The World Health Organization declared the coronavirus a pandemic today. The virus has now spread to over 100 countries and infected well over 100,000 people.

After Monday’s 2,000-point collapse of the Dow and yesterday’s 1,100-point gain, stocks broke down again today. The Dow puked another 1,465 points on further fears.

What we’re seeing now is the very definition of volatility. The market’s in a highly unstable state right now.

These violent swings show the inadequacy of the standard models that the Fed and other mainstream analysts use.

The Fed assumes so many things about markets that are simply false, like that markets are always efficient, for example. They’re not.

Under volatile conditions like these they gap up and down — they don’t move in rational, predictable increments like the “efficient-market hypothesis” supposes.

The problem is that the Fed’s models are empirically false. Studies have proven how faulty their models are.

The Fed has the worst forecasting record in the world. It’s basically been wrong every year since 2009.

Equilibrium models like the Fed uses basically say the world runs like a clock and occasionally it gets knocked out of equilibrium. And all you have to do is tweak policy or manipulate some variable to push it back into equilibrium.

It’s like resetting a clock. That’s a shorthand way of describing what an equilibrium model is. They treat markets like they’re some kind of machine. It’s a 19th-century, mechanistic approach.

But traditional approaches that rely on static models bear little relationship to reality. Twenty-first-century markets aren’t machines and they don’t work in this clockwork fashion.

On the other hand, complexity theory explains financial panics much better than the Fed’s old-fashioned models. Complexity theory accounts for market shocks that seem to come out of nowhere, like the one we’re seeing now.

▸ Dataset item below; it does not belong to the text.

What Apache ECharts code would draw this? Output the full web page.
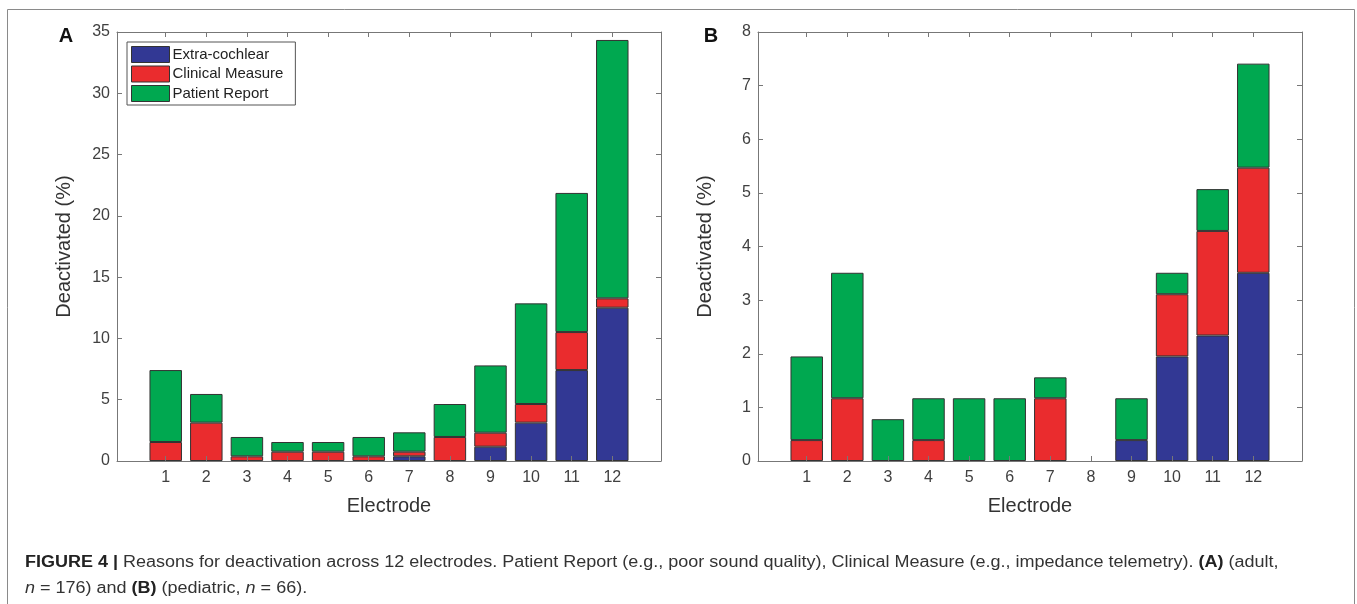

It also lends you greater insight into where markets are going next, unlike traditional models.

And I promise you, because I know firsthand, the Fed doesn’t use complexity theory. I’ve discussed it with them and they know nothing about it.

But it’s not just the Fed. I’ve talked to monetary economists. I’ve talked to staff people. They just stare at me blankly. They can’t even process what I’m saying.

Complexity theory has had great success explaining phenomena in fields such as climatology, seismology and many other dynamic systems.

And I’ve taken the insights of complexity theory and applied them to financial markets, which are perfect models of complex systems.

I’m happy to say I’m one of a few pioneers who have applied the insights of complexity theory to financial markets.

That’s how I analyze risk in financial markets, and it’s very powerful. Applying complexity theory to markets sets my analysis apart from the mainstream. The evidence for its effectiveness is very, very strong.

What led me to start studying complexity theory? And what exactly is it?

Back in 1997, I was a lawyer for Long Term Capital Management (LTCM). We had two Nobel Prize winners on our staff. We had a team of Ph.D.s from MIT, Harvard, Yale, Stanford, etc. We had some of the best brains in finance working for us, in other words.

I trusted all those Ph.D.s and Nobel Prize winners because they had made us a lot of money. I had no reason to doubt them.

Then the Asian financial crisis came along. By the time the crisis was over, I lost 92% of my own money.

I was only their lawyer, so I wasn’t making these deals. And I didn’t understand the deeper complexities of the financial system at the time. I’ve since learned the truth.

The truth is that their models had nothing to do with the real world. If their models were right, the crisis never would have happened.

I began studying the dynamics of capital markets on my own. I took some university courses, but I did most of the research on my own.

I studied physics, network theory, complexity theory, applied mathematics, behavioral psychology and so on. I took all that learning and applied it to the markets, which the Fed does not do.

So I’ve studied complexity theory intensively for over two decades now. And I’m more convinced than ever of its effectiveness in understanding markets.